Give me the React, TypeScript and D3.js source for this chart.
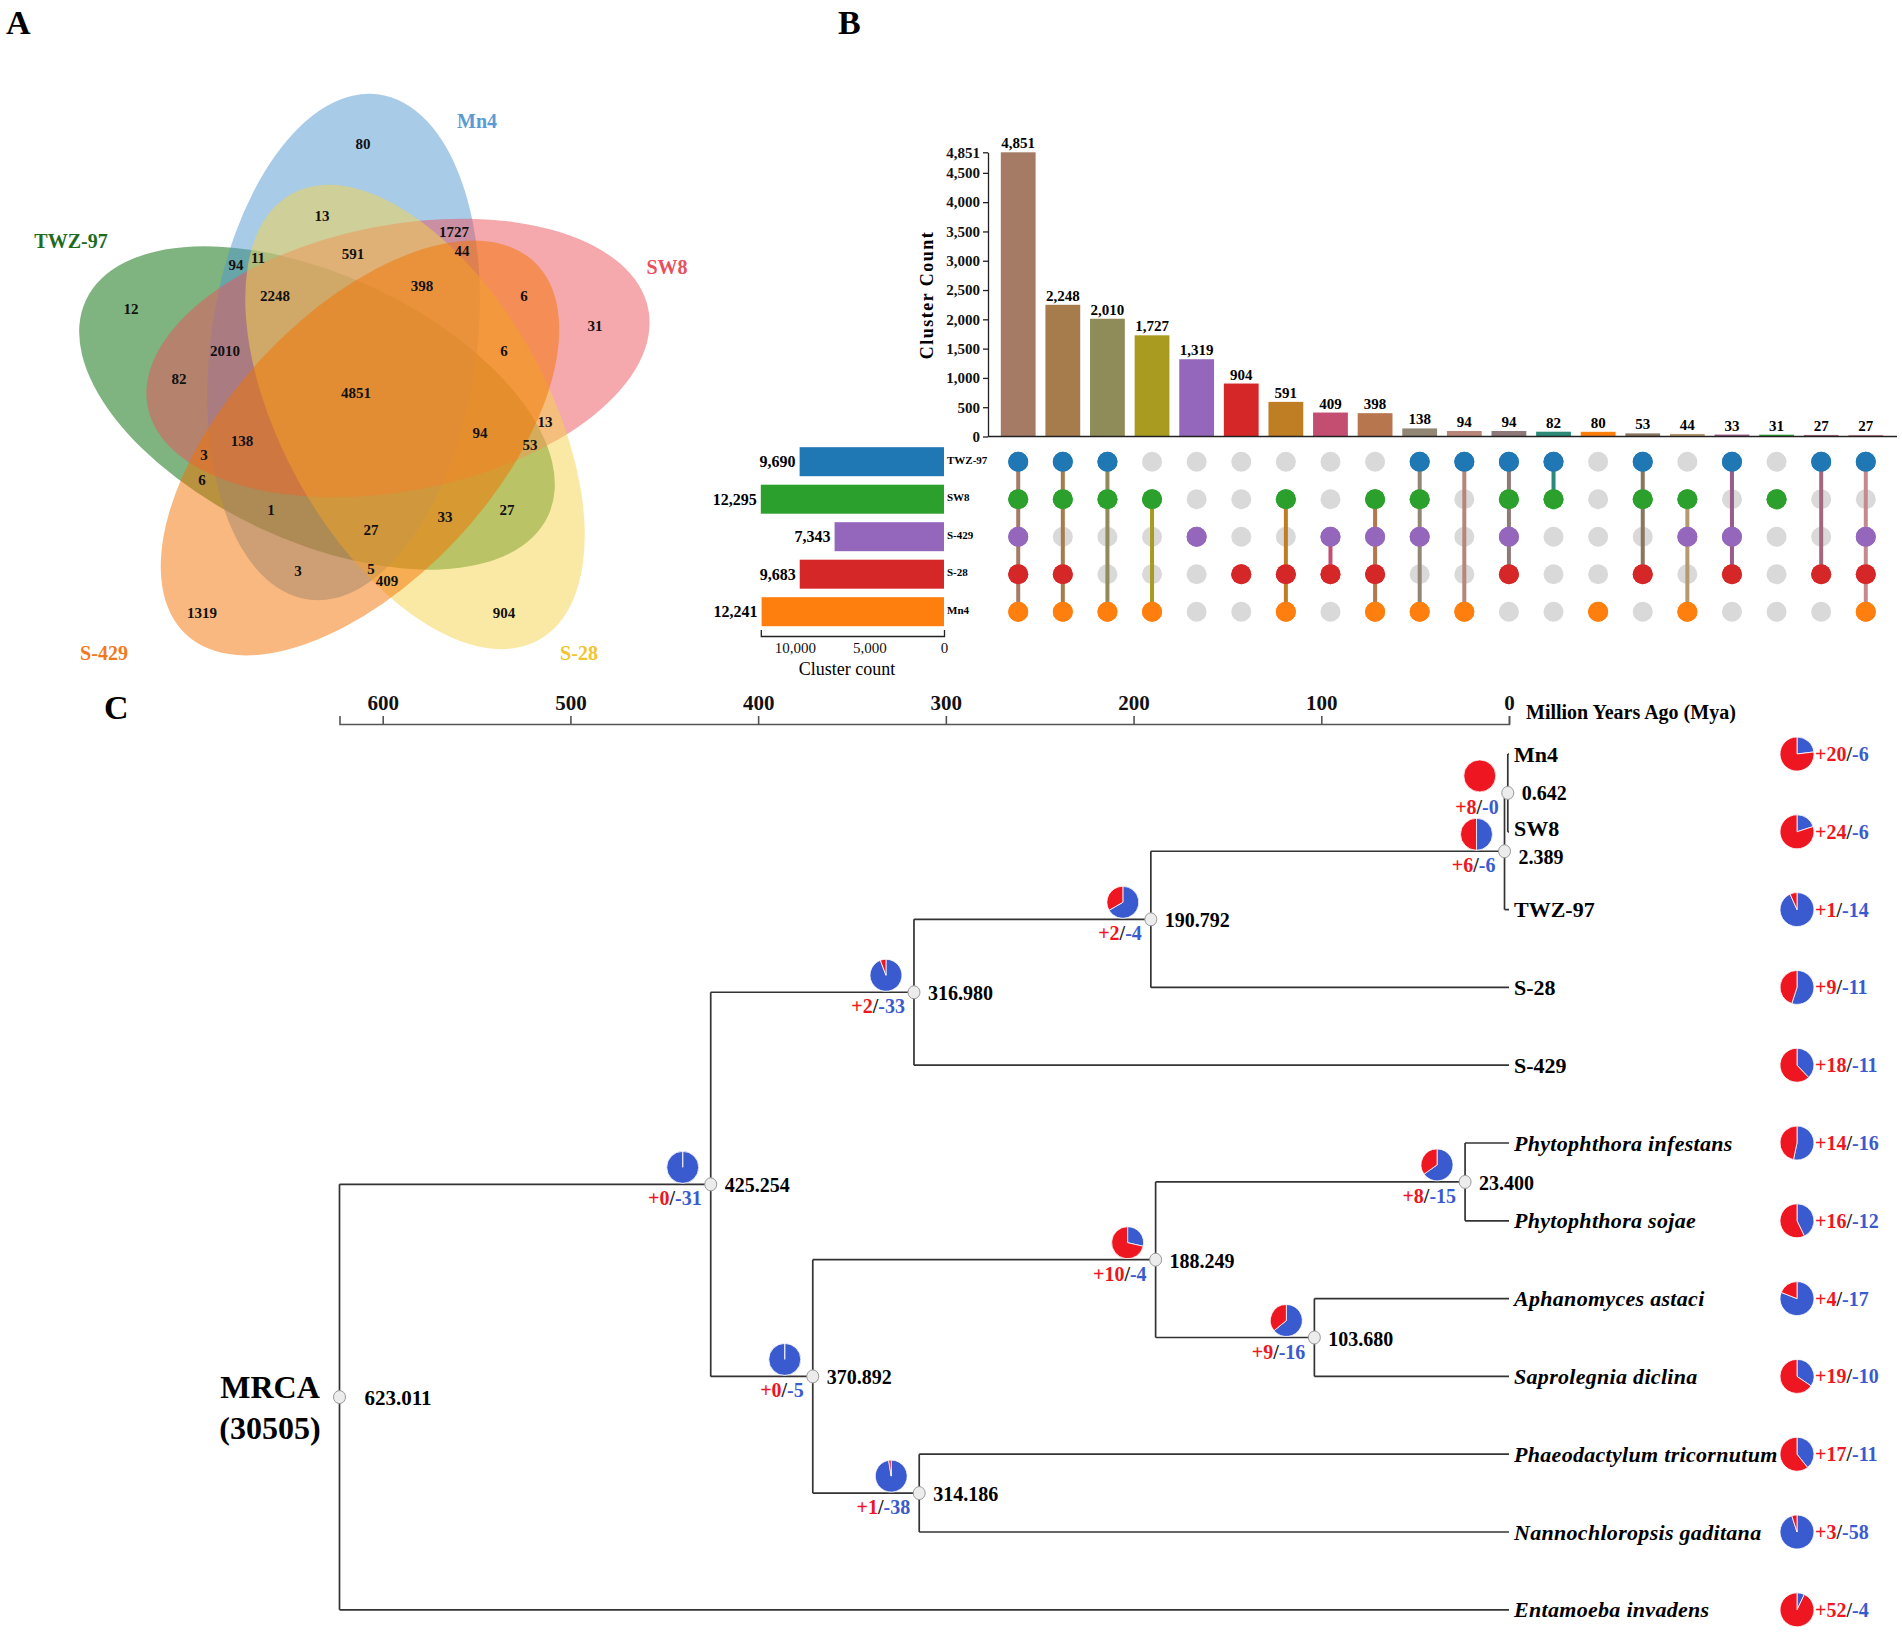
import * as d3 from "d3";
import { useEffect, useRef } from "react";

const W = 1902;
const H = 1635;
const SERIF = "'Liberation Serif', 'Times New Roman', serif";

// ---------- A: five-set venn ----------
const vennSetNames = ["Mn4", "SW8", "S-28", "S-429", "TWZ-97"];
const vennFill = ["#5197d1", "#eb535b", "#f5d34b", "#f37100", "#006700"];
const vennTextColor = ["#5b9bd5", "#e8505b", "#f2c430", "#f07a22", "#1e6b1e"];
const vennDrawOrder = [4, 0, 1, 2, 3];
const vennCounts = [80, 13, 1727, 44, 591, 94, 11, 2248, 398, 6, 31, 12, 2010, 82, 4851, 6, 13, 94, 53, 138, 3, 6, 1, 27, 33, 27, 3, 5, 409, 1319, 904];
const vennCountPos: [number, number][] = [
  [363, 144], [322, 216], [454, 232], [462, 251], [353, 254], [236, 265], [258, 258], [275, 296],
  [422, 286], [524, 296], [595, 326], [131, 309], [225, 351], [179, 379], [356, 393], [504, 351],
  [545, 422], [480, 433], [530, 445], [242, 441], [204, 455], [202, 480], [271, 510], [371, 530],
  [445, 517], [507, 510], [298, 571], [371, 569], [387, 581], [202, 613], [504, 613],
];
const vennSetLabelPos: [number, number][] = [[477, 121], [667, 267], [579, 653], [104, 653], [71, 241]];
// ellipse centre / rotation for each set (same order as vennSetNames)
const vennGeom = [
  { cx: 343.5, cy: 347, rot: 8 },
  { cx: 398, cy: 358, rot: 79 },
  { cx: 415, cy: 417, rot: 151 },
  { cx: 360, cy: 448, rot: 223 },
  { cx: 317, cy: 408, rot: 295 },
];

// ---------- B: upset ----------
const upsetRows = ["TWZ-97", "SW8", "S-429", "S-28", "Mn4"];
const rowColors = ["#1f77b4", "#2ca02c", "#9467bd", "#d62728", "#ff7f0e"];
const setSizes = [9690, 12295, 7343, 9683, 12241];
const interCounts = [4851, 2248, 2010, 1727, 1319, 904, 591, 409, 398, 138, 94, 94, 82, 80, 53, 44, 33, 31, 27, 27];
const interMembers = [
  "11111", "11011", "11001", "01001", "00100", "00010", "01011", "00110", "01111", "11101",
  "10001", "11110", "11000", "00001", "11010", "01101", "10110", "01000", "10010", "10111",
];
const interColors = [
  "#a67b66", "#a67c4d", "#8f8c5a", "#a99a20", "#9467bd", "#d62728", "#bf7d24", "#c44e72", "#b8764f", "#928674",
  "#b88678", "#8f7878", "#2b8a78", "#ff7f0e", "#8a7560", "#b59a6f", "#9a5a8a", "#2ca02c", "#a2687d", "#c58a8e",
];
const barTicks = [0, 500, 1000, 1500, 2000, 2500, 3000, 3500, 4000, 4500, 4851];
const setTicks = [10000, 5000, 0];

// ---------- C: time tree ----------
const timeTicks = [600, 500, 400, 300, 200, 100, 0];
const tipNames = [
  "Mn4", "SW8", "TWZ-97", "S-28", "S-429", "Phytophthora infestans", "Phytophthora sojae",
  "Aphanomyces astaci", "Saprolegnia diclina", "Phaeodactylum tricornutum", "Nannochloropsis gaditana", "Entamoeba invadens",
];
const tipItalic = [false, false, false, false, false, true, true, true, true, true, true, true];
const tipGain = [20, 24, 1, 9, 18, 14, 16, 4, 19, 17, 3, 52];
const tipLoss = [6, 6, 14, 11, 11, 16, 12, 17, 10, 11, 58, 4];
const nodeIds = ["n0", "n1", "n2", "n3", "n4", "n5", "n6", "n7", "n8", "n9", "root"];
const nodeAges = [0.642, 2.389, 190.792, 316.98, 23.4, 103.68, 188.249, 314.186, 370.892, 425.254, 623.011];
const nodeKids = [
  ["Mn4", "SW8"], ["n0", "TWZ-97"], ["n1", "S-28"], ["n2", "S-429"],
  ["Phytophthora infestans", "Phytophthora sojae"], ["Aphanomyces astaci", "Saprolegnia diclina"],
  ["n4", "n5"], ["Phaeodactylum tricornutum", "Nannochloropsis gaditana"], ["n6", "n7"], ["n3", "n8"],
  ["n9", "Entamoeba invadens"],
];
const nodeGain = [8, 6, 2, 2, 8, 9, 10, 1, 0, 0, -1];
const nodeLoss = [0, 6, 4, 33, 15, 16, 4, 38, 5, 31, -1];
// small vertical nudge of the age label so it clears the tip label above it
const nodeLabelDy = [0, 6, 1, 1, 1, 1, 1, 1, 1, 1, 1];

const RED = "#ee1620";
const BLUE = "#3a5bcf";

// scales
const barX = d3.scaleBand<number>().domain(d3.range(interCounts.length)).range([991, 1893]).padding(0.22);
const barY = d3.scaleLinear().domain([0, 4851]).range([436.5, 152.3]);
const rowY = d3.scalePoint<string>().domain(upsetRows).range([461.7, 611.7]);
const setX = d3.scaleLinear().domain([0, 12295]).range([944, 760.8]);
const timeX = d3.scaleLinear().domain([623.011, 0]).range([339.5, 1509]);
const tipY = d3.scaleLinear().domain([0, tipNames.length - 1]).range([754, 1609.8]);

const pieGen = d3.pie<number>().sort(null).value((d) => d);

function Pie({ x, y, r, gain, loss }: { x: number; y: number; r: number; gain: number; loss: number }) {
  const arc = d3.arc<d3.PieArcDatum<number>>().innerRadius(0).outerRadius(r);
  const arcs = pieGen([loss, gain]);
  return (
    <g transform={`translate(${x},${y})`}>
      {arcs.map((a, i) => (
        <path key={i} d={arc(a) || ""} fill={i === 0 ? BLUE : RED} stroke="#fff" strokeWidth={0.8} />
      ))}
    </g>
  );
}

function GainLoss({ x, y, gain, loss, anchor }: { x: number; y: number; gain: number; loss: number; anchor: "start" | "end" }) {
  return (
    <text x={x} y={y} textAnchor={anchor} dominantBaseline="central" fontFamily={SERIF} fontWeight="bold" fontSize={20}>
      <tspan fill={RED}>+{gain}</tspan>
      <tspan fill="#222">/</tspan>
      <tspan fill={BLUE}>-{loss}</tspan>
    </text>
  );
}

export default function App() {
  const yAxisRef = useRef<SVGGElement | null>(null);
  const setAxisRef = useRef<SVGGElement | null>(null);
  const timeAxisRef = useRef<SVGGElement | null>(null);

  useEffect(() => {
    const ya = d3.select(yAxisRef.current!);
    ya.call(d3.axisLeft(barY).tickValues(barTicks).tickFormat(d3.format(",")).tickSize(5).tickSizeOuter(0) as any);
    ya.selectAll("text").attr("font-family", SERIF).attr("font-weight", "bold").attr("font-size", 15).attr("fill", "#111");
    ya.selectAll("path,line").attr("stroke", "#222").attr("stroke-width", 1.3);

    const sa = d3.select(setAxisRef.current!);
    sa.call(d3.axisBottom(setX).tickValues(setTicks).tickFormat(d3.format(",")).tickSizeInner(0).tickSizeOuter(-6).tickPadding(6) as any);
    sa.selectAll("text").attr("font-family", SERIF).attr("font-size", 15).attr("fill", "#111");
    sa.selectAll("path,line").attr("stroke", "#222").attr("stroke-width", 1.3);

    const ta = d3.select(timeAxisRef.current!);
    ta.call(d3.axisTop(timeX).tickValues(timeTicks).tickSize(8).tickPadding(6) as any);
    ta.selectAll("text").attr("font-family", SERIF).attr("font-weight", "bold").attr("font-size", 21).attr("fill", "#111");
    ta.selectAll("path,line").attr("stroke", "#555").attr("stroke-width", 1.6);
  }, []);

  // tree layout
  const pos: Record<string, { x: number; y: number }> = {};
  tipNames.forEach((n, i) => (pos[n] = { x: timeX(0), y: tipY(i) }));
  nodeIds.forEach((id, i) => {
    const ys = nodeKids[i].map((k) => pos[k].y);
    pos[id] = { x: timeX(nodeAges[i]), y: (ys[0] + ys[1]) / 2 };
  });

  return (
    <svg width={W} height={H} style={{ position: "absolute", left: 0, top: 0, background: "#fff" }} fontFamily={SERIF}>
      <rect width={W} height={H} fill="#fff" />
      {/* panel letters */}
      <text x={6} y={34} fontSize={34} fontWeight="bold">A</text>
      <text x={838} y={34} fontSize={34} fontWeight="bold">B</text>
      <text x={104} y={719} fontSize={34} fontWeight="bold">C</text>

      {/* A venn */}
      <g>
        {vennDrawOrder.map((k) => (
          <ellipse
            key={k}
            cx={vennGeom[k].cx}
            cy={vennGeom[k].cy}
            rx={133}
            ry={255}
            fill={vennFill[k]}
            fillOpacity={0.5}
            transform={`rotate(${vennGeom[k].rot} ${vennGeom[k].cx} ${vennGeom[k].cy})`}
          />
        ))}
        {vennCounts.map((c, i) => (
          <text key={i} x={vennCountPos[i][0]} y={vennCountPos[i][1]} textAnchor="middle" dominantBaseline="central" fontSize={15} fontWeight="bold" fill="#111">
            {c}
          </text>
        ))}
        {vennSetNames.map((n, k) => (
          <text key={n} x={vennSetLabelPos[k][0]} y={vennSetLabelPos[k][1]} textAnchor="middle" dominantBaseline="central" fontSize={20} fontWeight="bold" fill={vennTextColor[k]}>
            {n}
          </text>
        ))}
      </g>

      {/* B upset */}
      <g>
        <text transform={`translate(927,295) rotate(-90)`} textAnchor="middle" dominantBaseline="central" fontSize={18} fontWeight="bold" letterSpacing={1.5}>
          Cluster Count
        </text>
        {interCounts.map((c, i) => (
          <g key={i}>
            <rect x={barX(i)} y={barY(c)} width={barX.bandwidth()} height={barY(0) - barY(c)} fill={interColors[i]} />
            <text x={barX(i)! + barX.bandwidth() / 2} y={barY(c) - 4} textAnchor="middle" fontSize={15} fontWeight="bold">
              {d3.format(",")(c)}
            </text>
          </g>
        ))}
        <line x1={988} x2={1897} y1={barY(0)} y2={barY(0)} stroke="#222" strokeWidth={1.3} />
        <g ref={yAxisRef} transform="translate(988,0)" />

        {/* matrix */}
        {interMembers.map((m, i) => {
          const cx = barX(i)! + barX.bandwidth() / 2;
          const on = upsetRows.filter((_, r) => m[r] === "1");
          const ys = on.map((r) => rowY(r)!);
          return (
            <g key={i}>
              {upsetRows.map((r, ri) => (
                <circle key={r} cx={cx} cy={rowY(r)} r={10} fill={m[ri] === "1" ? rowColors[ri] : "#d9d9d9"} />
              ))}
              {ys.length > 1 && (
                <line x1={cx} x2={cx} y1={d3.min(ys)!} y2={d3.max(ys)!} stroke={interColors[i]} strokeWidth={4} />
              )}
              {upsetRows.map((r, ri) =>
                m[ri] === "1" ? <circle key={"o" + r} cx={cx} cy={rowY(r)} r={10} fill={rowColors[ri]} /> : null
              )}
            </g>
          );
        })}

        {/* set sizes */}
        {upsetRows.map((r, i) => (
          <g key={r}>
            <rect x={setX(setSizes[i])} y={rowY(r)! - 14.5} width={setX(0) - setX(setSizes[i])} height={29} fill={rowColors[i]} />
            <text x={setX(setSizes[i]) - 4} y={rowY(r)} textAnchor="end" dominantBaseline="central" fontSize={16} fontWeight="bold">
              {d3.format(",")(setSizes[i])}
            </text>
            <text x={947} y={rowY(r)! - 2} dominantBaseline="central" fontSize={11} fontWeight="bold">
              {r}
            </text>
          </g>
        ))}
        <g ref={setAxisRef} transform="translate(0,636)" />
        <text x={847} y={669} textAnchor="middle" dominantBaseline="central" fontSize={18}>
          Cluster count
        </text>
      </g>

      {/* C tree */}
      <g>
        <g ref={timeAxisRef} transform="translate(0,724)" />
        <text x={1526} y={712} dominantBaseline="central" fontSize={20} fontWeight="bold">
          Million Years Ago (Mya)
        </text>

        {nodeIds.map((id, i) => {
          const p = pos[id];
          const ys = nodeKids[i].map((k) => pos[k].y);
          return (
            <g key={id} stroke="#333" strokeWidth={1.7} fill="none">
              <line x1={p.x} x2={p.x} y1={d3.min(ys)!} y2={d3.max(ys)!} />
              {nodeKids[i].map((k) => (
                <line key={k} x1={p.x} x2={pos[k].x} y1={pos[k].y} y2={pos[k].y} />
              ))}
            </g>
          );
        })}

        {nodeIds.map((id, i) => {
          const p = pos[id];
          const isRoot = id === "root";
          return (
            <g key={"lab" + id}>
              {!isRoot && <Pie x={p.x - 28} y={p.y - 17} r={16} gain={nodeGain[i]} loss={nodeLoss[i]} />}
              {!isRoot && <GainLoss x={p.x - 9} y={p.y + 14} gain={nodeGain[i]} loss={nodeLoss[i]} anchor="end" />}
              <ellipse cx={p.x} cy={p.y} rx={6} ry={6.5} fill="#ececec" stroke="#999" strokeWidth={1} />
              <text x={p.x + (isRoot ? 25 : 14)} y={p.y + nodeLabelDy[i]} dominantBaseline="central" fontSize={isRoot ? 21 : 20} fontWeight="bold">
                {nodeAges[i].toFixed(3)}
              </text>
            </g>
          );
        })}

        <text x={270} y={1387} textAnchor="middle" dominantBaseline="central" fontSize={32} fontWeight="bold">MRCA</text>
        <text x={270} y={1428} textAnchor="middle" dominantBaseline="central" fontSize={32} fontWeight="bold">(30505)</text>

        {tipNames.map((n, i) => (
          <g key={n}>
            <text x={1514} y={tipY(i) - (i === 1 ? 3 : 0)} dominantBaseline="central" fontSize={22} fontWeight="bold" fontStyle={tipItalic[i] ? "italic" : "normal"} letterSpacing={tipItalic[i] ? 0.3 : 0}>
              {n}
            </text>
            <Pie x={1797} y={tipY(i)} r={17} gain={tipGain[i]} loss={tipLoss[i]} />
            <GainLoss x={1815} y={tipY(i)} gain={tipGain[i]} loss={tipLoss[i]} anchor="start" />
          </g>
        ))}
      </g>
    </svg>
  );
}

== Task requirements ==
Quote, please, every line of the material above from its start through the line that has "Serif', 'Times New", reproducing the words exactly and dropping any images.

== Answer below ==
Give me the React, TypeScript and D3.js source for this chart.
import * as d3 from "d3";
import { useEffect, useRef } from "react";

const W = 1902;
const H = 1635;
const SERIF = "'Liberation Serif', 'Times New Roman', serif";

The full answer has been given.